Why mitumba still dominates Kenya's clothing market

Business
By Mike Kihaki | May 15, 2025
Teresia Wairimu Njenga chairman of the Mitumba Consortium Association of Kenya with Kwame Owino CEO Institute Of Economic Affairs during the launch of a report on the future look at the apparel and footwear industry in Kenya 2022 - 2037. [Wilberforce Okwiri, Standard]

Kenya has emerged as a big importer of second-hand clothes, indicating a growing dependence on used, even as the local textile industry grapples with survival.

Data from the Economic Survey 2025 shows that Kenyan textile imports for 2024 were Sh60 billion compared to Mitumba's Sh28 billion, providing affordable wear for a broad section of the population.

Additionally, the average household spends Sh409 per quarter on used clothing compared to Sh783 on new items, confirming the affordability gap Mitumba fills.

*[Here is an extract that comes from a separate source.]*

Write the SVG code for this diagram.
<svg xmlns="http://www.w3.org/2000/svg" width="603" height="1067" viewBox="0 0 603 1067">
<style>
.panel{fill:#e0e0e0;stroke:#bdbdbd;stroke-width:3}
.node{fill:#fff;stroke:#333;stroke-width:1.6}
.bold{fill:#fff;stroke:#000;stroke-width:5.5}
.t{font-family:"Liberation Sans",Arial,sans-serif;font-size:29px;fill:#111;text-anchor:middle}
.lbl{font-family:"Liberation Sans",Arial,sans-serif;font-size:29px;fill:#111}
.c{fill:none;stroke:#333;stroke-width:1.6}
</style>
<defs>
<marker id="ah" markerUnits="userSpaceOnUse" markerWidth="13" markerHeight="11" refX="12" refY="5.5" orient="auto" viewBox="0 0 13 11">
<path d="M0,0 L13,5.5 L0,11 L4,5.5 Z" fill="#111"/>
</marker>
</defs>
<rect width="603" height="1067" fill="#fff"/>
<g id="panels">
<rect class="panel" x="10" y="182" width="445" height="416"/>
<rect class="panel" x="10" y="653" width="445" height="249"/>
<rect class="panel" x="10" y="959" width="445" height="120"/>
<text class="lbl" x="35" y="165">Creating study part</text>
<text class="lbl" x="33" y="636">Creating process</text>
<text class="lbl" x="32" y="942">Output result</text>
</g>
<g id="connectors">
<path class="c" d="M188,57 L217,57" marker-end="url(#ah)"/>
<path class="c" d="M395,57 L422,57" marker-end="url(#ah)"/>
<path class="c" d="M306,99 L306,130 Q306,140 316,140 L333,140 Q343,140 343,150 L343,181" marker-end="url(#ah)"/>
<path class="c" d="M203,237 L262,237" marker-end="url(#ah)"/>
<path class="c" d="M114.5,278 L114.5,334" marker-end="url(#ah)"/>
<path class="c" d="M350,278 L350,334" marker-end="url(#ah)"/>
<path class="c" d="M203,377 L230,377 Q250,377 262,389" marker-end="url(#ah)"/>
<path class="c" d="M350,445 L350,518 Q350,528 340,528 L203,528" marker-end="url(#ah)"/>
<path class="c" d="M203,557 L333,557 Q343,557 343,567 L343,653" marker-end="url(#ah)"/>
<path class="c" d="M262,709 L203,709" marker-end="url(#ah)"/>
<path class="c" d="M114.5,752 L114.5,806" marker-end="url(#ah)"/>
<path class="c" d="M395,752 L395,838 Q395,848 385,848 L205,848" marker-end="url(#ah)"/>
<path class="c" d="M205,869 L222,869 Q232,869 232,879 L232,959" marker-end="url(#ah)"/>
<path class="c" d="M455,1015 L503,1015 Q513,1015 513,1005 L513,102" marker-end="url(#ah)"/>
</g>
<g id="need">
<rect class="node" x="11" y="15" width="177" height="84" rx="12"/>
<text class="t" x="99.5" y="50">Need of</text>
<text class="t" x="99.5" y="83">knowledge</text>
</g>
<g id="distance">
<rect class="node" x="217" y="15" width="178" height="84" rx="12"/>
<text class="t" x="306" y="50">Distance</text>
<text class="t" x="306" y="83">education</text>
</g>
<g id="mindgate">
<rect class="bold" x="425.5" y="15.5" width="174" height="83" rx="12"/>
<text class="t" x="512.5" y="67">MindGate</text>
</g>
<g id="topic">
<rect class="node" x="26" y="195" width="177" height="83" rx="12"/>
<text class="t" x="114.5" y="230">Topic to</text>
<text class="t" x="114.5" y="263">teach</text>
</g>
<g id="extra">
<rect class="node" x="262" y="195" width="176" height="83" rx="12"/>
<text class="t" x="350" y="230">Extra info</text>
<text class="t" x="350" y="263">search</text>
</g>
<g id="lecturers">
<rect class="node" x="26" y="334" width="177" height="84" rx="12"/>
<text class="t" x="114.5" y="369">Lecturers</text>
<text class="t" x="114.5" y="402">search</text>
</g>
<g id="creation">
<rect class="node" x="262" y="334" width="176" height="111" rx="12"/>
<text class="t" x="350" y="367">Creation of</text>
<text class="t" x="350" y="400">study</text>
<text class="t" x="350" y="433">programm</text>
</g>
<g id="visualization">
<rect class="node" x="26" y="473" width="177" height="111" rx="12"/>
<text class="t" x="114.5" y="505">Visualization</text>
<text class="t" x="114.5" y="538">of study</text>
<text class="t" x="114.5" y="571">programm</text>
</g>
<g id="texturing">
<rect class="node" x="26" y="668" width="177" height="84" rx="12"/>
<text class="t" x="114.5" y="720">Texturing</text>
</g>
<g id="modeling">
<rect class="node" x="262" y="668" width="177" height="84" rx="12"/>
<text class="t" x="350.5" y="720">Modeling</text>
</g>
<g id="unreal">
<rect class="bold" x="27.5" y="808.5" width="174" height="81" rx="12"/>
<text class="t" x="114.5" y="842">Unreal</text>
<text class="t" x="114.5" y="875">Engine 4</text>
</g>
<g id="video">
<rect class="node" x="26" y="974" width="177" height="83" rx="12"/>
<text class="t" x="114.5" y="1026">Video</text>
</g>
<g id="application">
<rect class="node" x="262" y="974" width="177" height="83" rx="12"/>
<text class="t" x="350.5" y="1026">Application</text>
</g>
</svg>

Chief Executive Officer of the Institute of Economic Affairs Kwame Owino said the number of Kenyans purchasing second-hand clothes rose to 24.2 million last year.

"It is not true that the availability of used clothes is the cause for failures in domestic textile companies," he said.

This, he said, has been driven largely by the affordability of items such as trousers, dresses, jackets, shoes, and household textiles.

"Importers pay up to USD 15,000 before bringing in these goods. This isn't dumping-it's a regulated business. Majority of Kenyans are pushed to buying second-hand clothes," he said.

In 2022, the traders imported 177,664 tonnes, generating Sh12 billion in government revenue and supporting livelihoods for an estimated 2 million people annually, majority being women, youth and informal traders.

Owino, while releasing the status report of the sector commissioned by the Mitumba Consortium in consultation with the Institute of Economic Affairs, discredited the narrative painting Kenya as a global dumping ground.

"The clothing and footwear supplied by the Mitumba industry are supplements rather than substitutes for apparel manufactured in Kenya. The two sectors complement each other in important ways," said Owino, a sentiment echoed by Teresia Njenga, MCAK Chairperson.

"Today, we are not here to defend Mitumba. We are here to celebrate its role in Kenya's economy and to prove that it can coexist with local manufacturing to create jobs, drive growth and keep Kenya fashionably ahead."

She said there is a strong correlation between income growth and Mitumba consumption: for every 1 percent rise in income, there is a 12 percent rise in demand for used clothing.

"Used clothes and new clothes do not compete as they serve different market needs. They have distinct value chains, pricing models and consumers," she added.

"Mitumba is also one of Kenya's largest contributors to environmental sustainability as it extends the lifespan of clothing and reduces textile waste."

The 2024 Tax Laws (Amendment) Act scrapped key import levies, including the Import Declaration Fee and the Railway Development Levy, making Mitumba imports even cheaper.

The move, however, sparked backlash from manufacturers and some officials in the Ministry of Trade, who alleged the amendments were slipped in without broad consultation.

However, local textile producer James Maina said the influx of cheap imports continues to erode their market share and weaken efforts to rebuild domestic production.

"We cannot compete with clothes that arrive here already worn, sorted, and sold at throwaway prices," he lamented.

During the last general election, opposition leader Raila Odinga faced backlash for suggesting a local textile production. The comment was seized upon by rivals-including President William Ruto-who garnered support from Mitumba traders fearing a crackdown.

Despite government efforts to revive the sector-including revamping Rivatex East Africa in Eldoret and launching the National Cotton, Textile, and Apparel (CTA) Policy 2024-progress has been slow.

The policy outlines plans to boost cotton farming, establish textile value-addition centres in Nyando and Kieni, build and upgrade ginneries, and equip county industrial centres with tailoring facilities.